88 Богоматерь на троне Около 1280.
Алтарный образ из Константинополя Дерево, темпера 81,5X49 см Вашингтон, Национальная галерея искусств
89 Христос Вседержитель, богоматерь и святые. Около 1190.
Мозаика собора в Монреале, Сицилия.
Рассматривая мозаики, созданные греческими мастерами на Балканах и в Италии, мы увидим, что в этой восточной империи обрели новое звучание древневосточные традиции грандиозности и монументальности. Илл. 89 дает представление о впечатляющей силе такого искусства. Мозаики апсиды собора в Монреале (Сицилия) выполнены греческими мастерами незадолго до 1190 года.
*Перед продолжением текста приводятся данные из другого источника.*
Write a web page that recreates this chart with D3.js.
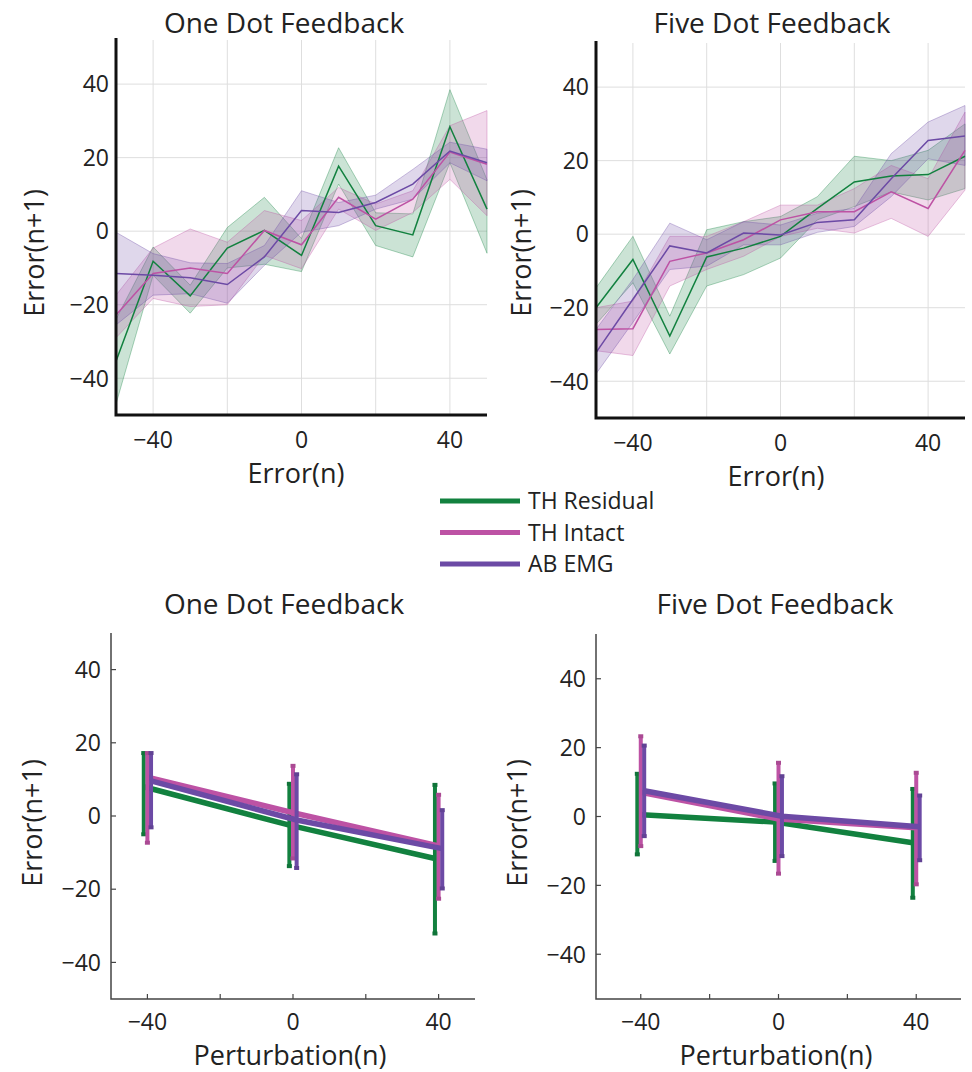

Население Сицилии принадлежало к католической конфессии, чем объясняется присутствие в ряду святых (на уровне окна) фигуры Томаса Бекета, весть об убийстве которого распространилась по Европе двадцатью годами раньше. Во всем остальном художники следовали византийской традиции. Взгляды собравшихся в храме прихожан устремлялись к величественной фигуре Христа Вседержителя с поднятой в благословляющем жесте правой рукой. Ниже — Богоматерь, представленная в виде восседающей на троне Царицы Небесной, в окружении архангелов и святых, торжественно представленных в два регистра.
Такие образы, обращающие к нам взор с сияющих золотом стен, воплощали идею Божественной Истины в столь совершенной символической форме, что казалось — нет надобности отступать от традиции. Она утвердилась во всех странах православного вероисповедания. В русской иконописи нашли себе продолжение выдающиеся свершения византийских художников.
Иконоборец смывает изображение Христа. Около 900.
Миниатюра Хлудовской псалтири.
Москва, Государственный Исторический музей.